◆ Stated task: Report the number of lines containing "this", with no other words.

[Data records]
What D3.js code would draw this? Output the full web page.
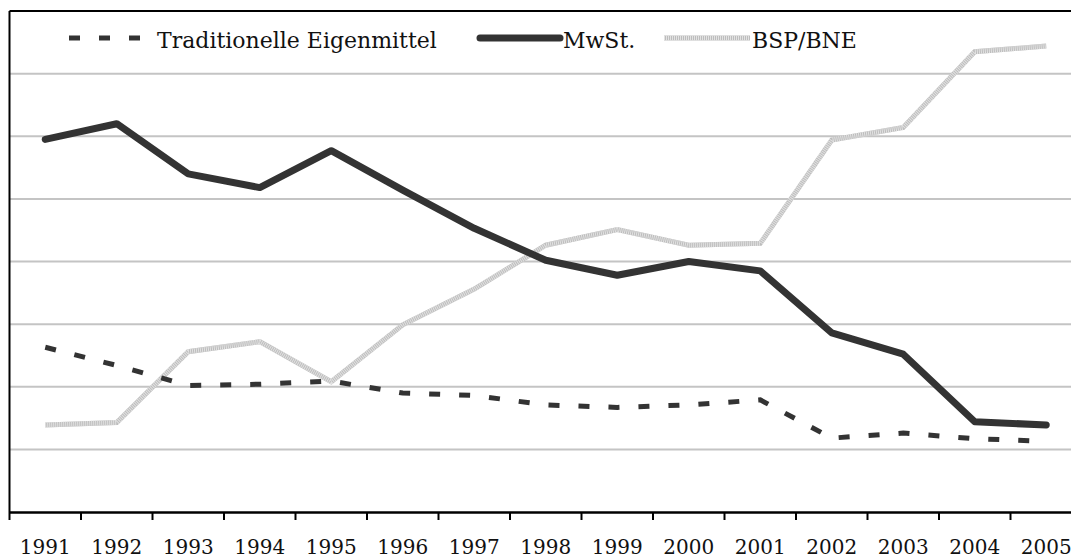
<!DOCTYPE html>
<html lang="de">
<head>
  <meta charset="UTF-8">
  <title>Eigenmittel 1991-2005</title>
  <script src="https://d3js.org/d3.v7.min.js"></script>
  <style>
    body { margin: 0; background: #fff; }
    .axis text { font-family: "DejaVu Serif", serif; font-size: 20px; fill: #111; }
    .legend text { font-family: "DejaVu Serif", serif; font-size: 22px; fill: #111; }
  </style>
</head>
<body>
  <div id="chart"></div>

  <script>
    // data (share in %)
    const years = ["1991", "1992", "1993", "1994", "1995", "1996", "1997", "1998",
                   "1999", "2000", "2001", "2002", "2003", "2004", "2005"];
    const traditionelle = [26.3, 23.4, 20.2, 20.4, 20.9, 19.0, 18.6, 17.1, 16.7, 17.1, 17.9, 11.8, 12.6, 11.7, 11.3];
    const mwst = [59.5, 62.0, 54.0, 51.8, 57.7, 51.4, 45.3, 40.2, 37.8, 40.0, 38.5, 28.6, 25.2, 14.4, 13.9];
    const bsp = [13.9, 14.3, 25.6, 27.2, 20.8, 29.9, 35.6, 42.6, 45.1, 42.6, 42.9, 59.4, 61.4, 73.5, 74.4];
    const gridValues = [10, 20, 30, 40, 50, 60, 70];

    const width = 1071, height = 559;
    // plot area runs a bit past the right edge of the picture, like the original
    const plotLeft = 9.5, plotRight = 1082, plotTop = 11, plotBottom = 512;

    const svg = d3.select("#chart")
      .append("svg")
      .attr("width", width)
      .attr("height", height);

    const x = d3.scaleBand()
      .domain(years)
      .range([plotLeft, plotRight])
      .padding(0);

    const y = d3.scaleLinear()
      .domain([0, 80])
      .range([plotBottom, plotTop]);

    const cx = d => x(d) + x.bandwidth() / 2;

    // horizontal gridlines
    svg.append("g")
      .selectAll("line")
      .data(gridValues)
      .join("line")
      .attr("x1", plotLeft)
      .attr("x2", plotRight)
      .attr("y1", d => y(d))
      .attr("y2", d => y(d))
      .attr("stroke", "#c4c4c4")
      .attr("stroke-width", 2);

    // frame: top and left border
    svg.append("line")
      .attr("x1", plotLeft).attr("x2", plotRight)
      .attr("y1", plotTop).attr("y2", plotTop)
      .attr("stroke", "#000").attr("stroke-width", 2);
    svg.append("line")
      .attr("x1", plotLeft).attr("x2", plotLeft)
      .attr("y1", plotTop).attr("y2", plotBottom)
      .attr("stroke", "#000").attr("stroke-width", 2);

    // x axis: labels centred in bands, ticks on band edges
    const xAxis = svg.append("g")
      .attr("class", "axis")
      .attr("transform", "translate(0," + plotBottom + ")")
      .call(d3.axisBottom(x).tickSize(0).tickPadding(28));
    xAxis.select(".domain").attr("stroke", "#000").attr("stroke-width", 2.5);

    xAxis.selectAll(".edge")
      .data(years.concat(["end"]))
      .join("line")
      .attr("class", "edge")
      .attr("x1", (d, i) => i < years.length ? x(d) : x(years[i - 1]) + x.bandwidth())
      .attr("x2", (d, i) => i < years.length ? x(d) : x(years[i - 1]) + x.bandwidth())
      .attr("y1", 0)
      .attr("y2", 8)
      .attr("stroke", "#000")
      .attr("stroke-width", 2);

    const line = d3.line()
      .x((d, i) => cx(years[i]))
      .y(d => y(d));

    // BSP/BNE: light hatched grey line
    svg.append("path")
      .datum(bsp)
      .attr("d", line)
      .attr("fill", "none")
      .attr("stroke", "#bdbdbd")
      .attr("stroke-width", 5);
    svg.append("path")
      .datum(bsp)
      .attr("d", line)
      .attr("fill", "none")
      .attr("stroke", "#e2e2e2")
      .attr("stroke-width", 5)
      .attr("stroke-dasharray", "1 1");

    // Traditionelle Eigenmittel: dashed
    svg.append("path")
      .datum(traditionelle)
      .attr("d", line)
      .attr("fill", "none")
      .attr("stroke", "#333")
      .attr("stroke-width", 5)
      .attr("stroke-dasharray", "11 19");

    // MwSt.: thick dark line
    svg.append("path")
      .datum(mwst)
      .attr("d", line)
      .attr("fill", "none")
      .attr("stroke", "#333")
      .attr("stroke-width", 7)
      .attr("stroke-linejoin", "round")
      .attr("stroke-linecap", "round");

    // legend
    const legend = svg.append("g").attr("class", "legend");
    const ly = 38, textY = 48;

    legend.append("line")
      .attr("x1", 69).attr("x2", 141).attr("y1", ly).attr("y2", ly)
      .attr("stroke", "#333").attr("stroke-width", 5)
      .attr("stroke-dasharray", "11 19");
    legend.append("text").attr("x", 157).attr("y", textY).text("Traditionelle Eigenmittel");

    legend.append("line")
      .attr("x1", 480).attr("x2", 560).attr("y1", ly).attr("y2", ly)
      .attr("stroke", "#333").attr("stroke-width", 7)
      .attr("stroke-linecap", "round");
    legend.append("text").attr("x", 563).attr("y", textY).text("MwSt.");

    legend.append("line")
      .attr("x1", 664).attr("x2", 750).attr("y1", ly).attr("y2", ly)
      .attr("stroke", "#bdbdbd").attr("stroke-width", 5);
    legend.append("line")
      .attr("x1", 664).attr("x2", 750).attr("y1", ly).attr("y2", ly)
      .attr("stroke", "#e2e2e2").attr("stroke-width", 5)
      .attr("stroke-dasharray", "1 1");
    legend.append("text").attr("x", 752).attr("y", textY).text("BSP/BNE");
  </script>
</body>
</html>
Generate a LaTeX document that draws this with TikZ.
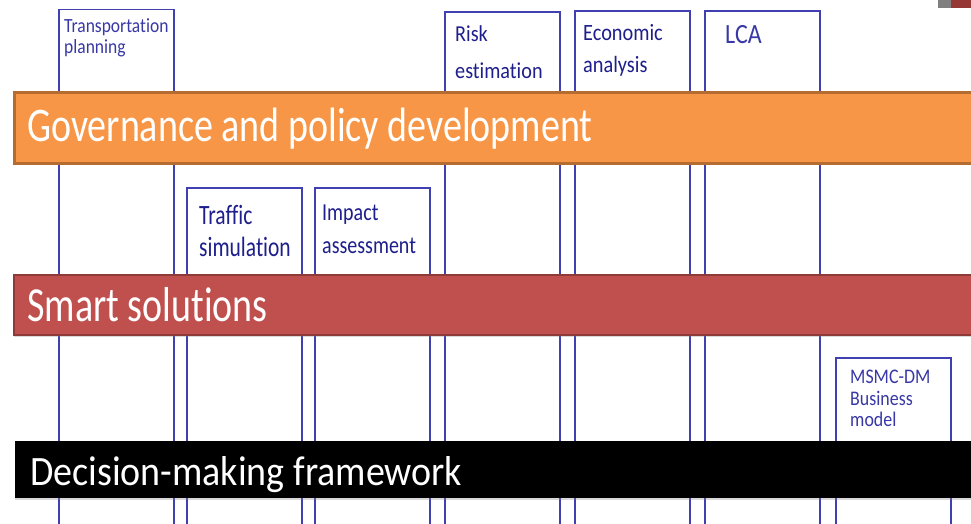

◆ Exercise output: 2